Rodríguez affirmed that the withdrawal of part of the U.S. diplomatic personnel from Havana and the expulsion of the 15 Cuban officials in Washington does “affect and will affect” bilateral relations, and pointed out that the U.S. government is responsible for this reversal.
He affirmed that the departure of the Cuban diplomats from the United States leaves consular operations in “extreme precariousness,” since only one official will remain to attend to them.
However, he did not specify how much the paperwork of the Americans and resident Cubans who wish to travel to the island could be affected, and said the Department of State is the one who should answer for the damages that the measures suppose for the family reunification processes and the temporary and definitive visas as part of the migration agreements.

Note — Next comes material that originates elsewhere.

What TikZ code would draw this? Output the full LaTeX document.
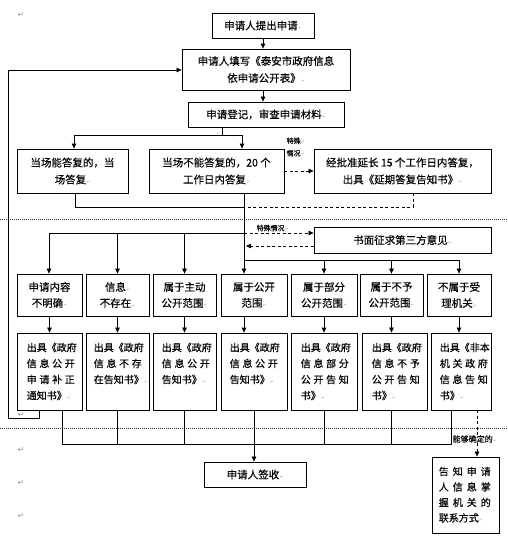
\documentclass[tikz,border=0pt]{standalone}
\usepackage{fontspec}
\setmainfont{Noto Sans CJK SC}[FakeBold=0.3]
\newfontfamily\dejavu{DejaVu Sans}
\usetikzlibrary{arrows.meta,calc}
\def\distloop#1#2{#1\ifx#2\relax\else\hfill\expandafter\distloop\expandafter#2\fi}
\newcommand\dist[2][48pt]{\makebox[#1][s]{\distloop#2\relax}}
\newcommand\pmk{{\color{black!40}\fontsize{4}{4}\selectfont\dejavu\,↵}}
\tikzset{
  box/.style={draw, line width=0.8pt, inner sep=0pt, align=center},
  conn/.style={line width=0.7pt},
  arr/.style={conn, -{Triangle[length=5pt,width=4.5pt]}},
  dsh/.style={dash pattern=on 3pt off 2.5pt},
  rthree/.style={box, minimum height=42, font=\fontsize{10.5}{16}\selectfont},
  rfour/.style={box, minimum height=77},
  tfour/.style={inner sep=0pt, anchor=north west, align=left, font=\fontsize{10}{16}\selectfont},
  sep/.style={line width=0.8pt, dash pattern=on 1pt off 1pt, black!80},
  lbl/.style={inner sep=0.5pt, font=\fontsize{7}{12.5}\selectfont, align=left},
  ret/.style={text=black!40, font=\dejavu\fontsize{8}{8}\selectfont, inner sep=0pt}
}
\begin{document}
\begin{tikzpicture}[x=1pt,y=-1pt,font=\fontsize{10.5}{17}\selectfont]
\fill[white] (0,0) rectangle (508,541);
\useasboundingbox (0,0) rectangle (508,541);

% separators
\draw[sep] (0,219) -- (508,219);
\draw[sep] (0,428) -- (508,428);

% paragraph marks
\node[ret] (m0) at (21,15) {↵};
\node[ret] (m1) at (21,415) {↵};
\node[ret] (m2) at (21,450) {↵};
\node[ret] (m3) at (21,483) {↵};
\node[ret] (m4) at (21,516) {↵};

% top boxes
\node[box,minimum width=102,minimum height=25] (b1) at (263,25.5) {申请人提出申请\pmk};
\node[box,minimum width=168,minimum height=41] (b2) at (266,69.5) {申请人填写《泰安市政府信息\\依申请公开表》\pmk};
\node[box,minimum width=156,minimum height=25] (b3) at (266,114.5) {申请登记，审查申请材料\pmk};

% row 2
\node[box,minimum width=111,minimum height=44] (r2a) at (72.5,171) {当场能答复的，当\\场答复\pmk};
\node[box,minimum width=135,minimum height=44] (r2b) at (216.5,171) {当场不能答复的，20 个\\工作日内答复\pmk};
\node[box,minimum width=177,minimum height=44] (r2c) at (402.5,171) {经批准延长 15 个工作日内答复，\\出具《延期答复告知书》\pmk};
\node[box,minimum width=177,minimum height=26] (third) at (402.5,240) {书面征求第三方意见\pmk};

% row 3
\node[rthree,minimum width=65] (A) at (49.5,295) {申请内容\\不明确\pmk};
\node[rthree,minimum width=63] (B) at (117.5,295) {信息\pmk\\不存在\pmk};
\node[rthree,minimum width=63] (C) at (184.5,295) {属于主动\\公开范围\pmk};
\node[rthree,minimum width=66] (D) at (254,295) {属于公开\\范围\pmk};
\node[rthree,minimum width=66] (E) at (324,295) {属于部分\\公开范围\pmk};
\node[rthree,minimum width=63] (F) at (391.5,295) {属于不予\\公开范围\pmk};
\node[rthree,minimum width=64] (G) at (459,295) {不属于受\\理机关\pmk};

% row 4
\node[rfour,minimum width=65] (A4) at (49.5,371.5) {};
\node[rfour,minimum width=63] (B4) at (117.5,371.5) {};
\node[rfour,minimum width=63] (C4) at (184.5,371.5) {};
\node[rfour,minimum width=66] (D4) at (254,371.5) {};
\node[rfour,minimum width=66] (E4) at (324,371.5) {};
\node[rfour,minimum width=65] (F4) at (394.5,371.5) {};
\node[rfour,minimum width=60] (G4) at (461,371.5) {};
\node[tfour] (A4t) at ([xshift=10pt,yshift=-10pt]A4.north west) {\dist{出具《政府}\\\dist{信息公开}\\\dist{申请补正}\\通知书》\pmk};
\node[tfour] (B4t) at ([xshift=8pt,yshift=-10pt]B4.north west) {\dist{出具《政府}\\\dist{信息不存}\\在告知书》\pmk};
\node[tfour] (C4t) at ([xshift=9pt,yshift=-10pt]C4.north west) {\dist{出具《政府}\\\dist{信息公开}\\告知书》\pmk};
\node[tfour] (D4t) at ([xshift=9pt,yshift=-10pt]D4.north west) {\dist{出具《政府}\\\dist{信息公开}\\告知书》\pmk};
\node[tfour] (E4t) at ([xshift=10pt,yshift=-10pt]E4.north west) {\dist{出具《政府}\\\dist{信息部分}\\\dist{公开告知}\\书》\pmk};
\node[tfour] (F4t) at ([xshift=10pt,yshift=-10pt]F4.north west) {\dist{出具《政府}\\\dist{信息不予}\\\dist{公开告知}\\书》\pmk};
\node[tfour] (G4t) at ([xshift=9pt,yshift=-10pt]G4.north west) {\dist{出具《非本}\\\dist{机关政府}\\\dist{信息告知}\\书》\pmk};

% bottom boxes
\node[box,minimum width=102,minimum height=25] (sign) at (255,474.5) {申请人签收\pmk};
\node[box,minimum width=67,minimum height=76] (tell) at (465.5,495) {};
\node[tfour,font=\fontsize{10}{15.5}\selectfont] (tellt) at ([xshift=7pt,yshift=-10pt]tell.north west) {\dist[52pt]{告知申请}\\\dist[52pt]{人信息掌}\\\dist[52pt]{握机关的}\\联系方式\pmk};

% connectors top
\draw[arr] (b1.south) -- (b1.south |- b2.north);
\draw[arr] (b2.south -| b1.south) -- (b3.north -| b1.south);
\coordinate (j1L) at (74,135);
\coordinate (j1) at (222,135);
\coordinate (j1R) at (242,135);
\draw[conn] (b3.south -| j1) -- (j1);
\draw[conn] (j1L) -- (j1R);
\draw[arr] (j1L) -- (j1L |- r2a.north);
\draw[arr] (j1R) -- (j1R |- r2b.north);

% special case 1
\draw[arr,dsh] (r2b.east) -- (r2c.west);
\node[lbl,anchor=west] (sp1) at (286,147) {特殊\pmk\\情况\pmk};

% trunk
\coordinate (t1) at (244,207);
\coordinate (t2) at (244,233);
\coordinate (t3) at (244,260);
\coordinate (k1) at (75,207);
\coordinate (k2) at (413,207);
\draw[conn] (r2a.south -| k1) -- (k1) -- (t1);
\draw[conn,dsh] (r2c.south -| k2) -- (k2) -- (t1);
\draw[conn] (r2b.south -| t1) -- (t3);

% left bus
\coordinate (lb) at (49,233);
\draw[conn] (lb) -- (t2);
\draw[arr] (lb) -- (lb |- A.north);
\draw[arr] (B.north |- t2) -- (B.north);
\draw[arr] (C.north |- t2) -- (C.north);

% special case 2
\draw[arr,dsh] (t2) -- (t2 -| third.west);
\node[lbl,anchor=south west] (sp2) at (256,232) {特殊情况\pmk};
\coordinate (t25) at (246,246);
\draw[arr,dsh] (t25 -| third.west) -- (t25);

% right bus
\coordinate (rb) at (459,260);
\draw[conn] (t3) -- (rb);
\draw[arr] (t3) -- (t3 |- D.north);
\draw[arr] (E.north |- t3) -- (E.north);
\draw[arr] (F.north |- t3) -- (F.north);
\draw[arr] (rb) -- (rb |- G.north);

% row 3 to row 4
\draw[arr] (A.south) -- (A.south |- A4.north);
\draw[arr] (B.south) -- (B.south |- B4.north);
\draw[arr] (C.south) -- (C.south |- C4.north);
\draw[arr] (D.south -| t1) -- (t1 |- D4.north);
\draw[arr] (E.south) -- (E.south |- E4.north);
\draw[arr] (F.south) -- (F.south |- F4.north);
\draw[arr] (G.south) -- (G.south |- G4.north);

% bottom bus
\coordinate (bL) at (62,444);
\coordinate (bR) at (451,444);
\draw[conn] (A4.south -| bL) -- (bL) -- (bR) -- (bR |- G4.south);
\draw[conn] (B4.south) -- (B4.south |- bL);
\draw[conn] (C4.south) -- (C4.south |- bL);
\draw[conn] (E4.south) -- (E4.south |- bL);
\draw[conn] (F4.south -| F.south) -- (F.south |- bL);
\draw[arr] (D4.south) -- (D4.south |- sign.north);

% determinable
\coordinate (gd) at (477,444);
\draw[arr,dsh] (G4.south -| gd) -- (gd |- tell.north);
\node[lbl,fill=white,anchor=west,font=\fontsize{8}{9}\selectfont] (lab3) at (452,439) {能够确定的\pmk};

% feedback loop
\coordinate (f1) at (39,418);
\coordinate (f2) at (8,418);
\coordinate (f3) at (8,70);
\draw[arr] (A4.south -| f1) -- (f1) -- (f2) -- (f3) -- (f3 -| b2.west);
\end{tikzpicture}
\end{document}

The minister referred to statements by officials of the Department of State leaked by the U.S. press “with political motives” and regretted the “lack of seriousness” of the focus used by them to deal with what happened.
This is, he said, “an incomprehensible rhetoric” that “tries to hide the lack of data and evidence.”
He also considered incomprehensible that only now was the existence of a new affected diplomat revealed – the number 22, according to the U.S. authorities -, when his alleged effects date back to the month of January.
Finally he ensured that none of the island’s now expelled diplomats have carried out “intelligence actions” on U.S. territory, as “some media” have suggested.